Saturday, June 27, 2015

Who's a Bad Parent Anyway?

"Great parenting!"

That was the sarcastic insult that was thrown at me a few days ago by a stranger as I drove past him, ever so slowly, with my four, eight, and nine year-olds hanging off the side of our car. I'm still angry about it. When it happened I was so mad that I stopped my car, got out, and walked after him, letting him know how I felt about his comment. I'm not proud of my response. I shouldn't have done it - especially not in front of the kids. I'll explain what happened in just a second, but first, a quick point about parenting - bad parenting in particular.
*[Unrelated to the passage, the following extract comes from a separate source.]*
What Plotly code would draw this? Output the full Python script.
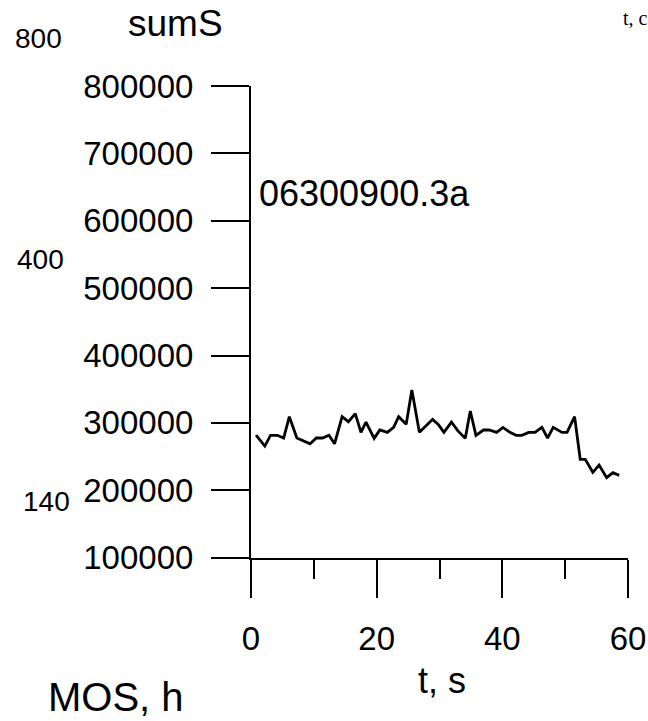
import plotly.graph_objects as go

# time (s) and summed signal sumS for record 06300900.3a
t_s = [0.8, 2.2, 3.1, 4.2, 5.2, 6.1, 7.3, 8.3, 9.4, 10.4, 11.4, 12.4, 13.3, 14.5,
       15.5, 16.6, 17.5, 18.3, 19.6, 20.5, 21.7, 22.7, 23.5, 24.7, 25.6, 26.8,
       28.0, 28.9, 29.8, 30.7, 31.9, 32.9, 34.1, 34.9, 35.8, 37.0, 37.9, 39.1,
       40.1, 41.2, 42.2, 43.1, 44.2, 45.2, 46.3, 47.2, 48.1, 49.5, 50.3, 51.5,
       52.4, 53.2, 54.4, 55.4, 56.6, 57.6, 58.6]
sum_s = [282000, 265700, 281600, 281600, 277600, 309200, 277600, 273100, 269100,
         277600, 277600, 281600, 269100, 309200, 301800, 313700, 286000, 301300,
         277100, 289500, 286000, 293400, 309200, 297900, 348800, 286000, 296900,
         305300, 297900, 286000, 301300, 288500, 277100, 317700, 281600, 289500,
         289500, 286000, 293400, 286000, 281600, 281600, 286000, 286000, 293400,
         277600, 293400, 286000, 286000, 309200, 246000, 246000, 226700, 237500,
         218700, 226100, 222200]

x_major = [0, 20, 40, 60]
x_minor = [10, 30, 50]
y_ticks = [100000, 200000, 300000, 400000, 500000, 600000, 700000, 800000]
y_labels = ["100000", "200000", "300000", "400000", "500000", "600000", "700000", "800000"]

W, H = 648, 721
SANS = "Liberation Sans, Arial, sans-serif"


def px(x):
    return x / W


def py(y):
    return 1 - y / H


fig = go.Figure()
fig.add_trace(go.Scatter(x=t_s, y=sum_s, mode="lines",
                         line=dict(color="black", width=2.8), showlegend=False,
                         hoverinfo="skip"))

fig.update_layout(
    width=W, height=H, autosize=False,
    margin=dict(l=0, r=0, t=0, b=0, pad=0, autoexpand=False),
    paper_bgcolor="white", plot_bgcolor="white",
    font=dict(family=SANS, color="black"),
    xaxis=dict(
        domain=[px(251), px(628)], range=[0, 60],
        tickmode="array", tickvals=x_major, ticktext=[str(v) for v in x_major],
        ticks="outside", ticklen=38, tickwidth=2, tickcolor="black",
        ticklabelstandoff=13,
        minor=dict(tickmode="array", tickvals=x_minor, ticks="outside",
                   ticklen=19, tickwidth=2, tickcolor="black", showgrid=False),
        showline=True, linecolor="black", linewidth=2,
        showgrid=False, zeroline=False, automargin=False,
        tickfont=dict(size=33, family=SANS, color="black"),
        anchor="y",
    ),
    yaxis=dict(
        domain=[py(557.7), py(86)], range=[100000, 800000],
        tickmode="array", tickvals=y_ticks, ticktext=y_labels,
        ticks="outside", ticklen=38, tickwidth=2, tickcolor="black",
        ticklabelstandoff=11,
        showline=True, linecolor="black", linewidth=2,
        showgrid=False, zeroline=False, automargin=False,
        tickfont=dict(size=33, family=SANS, color="black"),
        anchor="x",
    ),
)


def label(text, x, y, size, xanchor="center", family=SANS):
    fig.add_annotation(text=text, xref="paper", yref="paper",
                       x=px(x), y=py(y), xanchor=xanchor, yanchor="middle",
                       showarrow=False,
                       font=dict(size=size, family=family, color="black"))


label("sumS", 175, 24, 37)
label("06300900.3a", 257, 193, 36, xanchor="left")
label("800", 38, 39, 28)
label("400", 40, 259, 28)
label("140", 46, 501, 28)
label("t, s", 442, 680, 36)
label("MOS, h", 116, 697, 40)
label("t, c", 621, 18, 20, xanchor="left",
      family="Liberation Serif, Times New Roman, serif")

fig.write_html("out.html")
Some days we're simply not in the mood for it...We have a bad parent kind of day. Most parents I know have had our moments. Some days we're simply not in the mood for it. We snap at the kids. We make impatient demands. We have a bad parent kind of day. No one is harder on ourselves than we are. We know how we want to be as parents. We try to act in accordance with our values. We remember the promises we made, either silently and privately, or openly in celebration of the birth of our kids. We were going to be great parents! We were going to be kind, loving, compassionate, available, engaged, and mindful. But some days we just don't get there. We find it impossible to measure up to our lofty standards of parenting perfection.

As much as we beat ourselves up for it, even berate ourselves, sometimes we might do well to give ourselves a break.

Is it ideal that we fall short? No, not at all.
Can we do better? Generally, yes... and we should.

But as we all know, some days are better than others. What matters most is that our kids know that most of the time we are good, we can be relied upon, and that even when we're having a lousy day, we still love them.

Which is why what happened to me the other day got me so mad. I was actually being a good parent! Or so I thought. (I'm the damn parenting expert - I think I'd have a good idea of when I'm getting it right).

Last weekend we went on a family camp for a couple of nights. We were in a lovely valley where horse riding is the main attraction. In addition to people who camp there, lots of day visitors come in to ride the 200 horses that graze on the property.

After enjoying a beautiful day riding horses, playing games, and being together, I told the kids to jump onto the side of our car (we have a 4WD). They stood on the step below the doors, reached into the windows, held on tight, and squealed with delight as I drove along the track and through a paddock. As we drove past a young-ish couple who were walking their horses, the guy stared at me, called me an insulting name and said, "Great parenting."

Perhaps I'm a bit precious about people's evaluations of my parenting. But to me, I was being a great dad. The kids were laughing and having fun. We were being safe, or at least I thought we were. Everything was great. I wasn't shouting, hitting, or demeaning my kids. We were having a good parenting day.

So was I wrong? If anything, I went wrong the moment I let him get to me. I became a bad dad when I over-reacted to his sarcastic barb. But was I being a bad dad? Or does he need to get a grip? And when have you felt judged as a parent?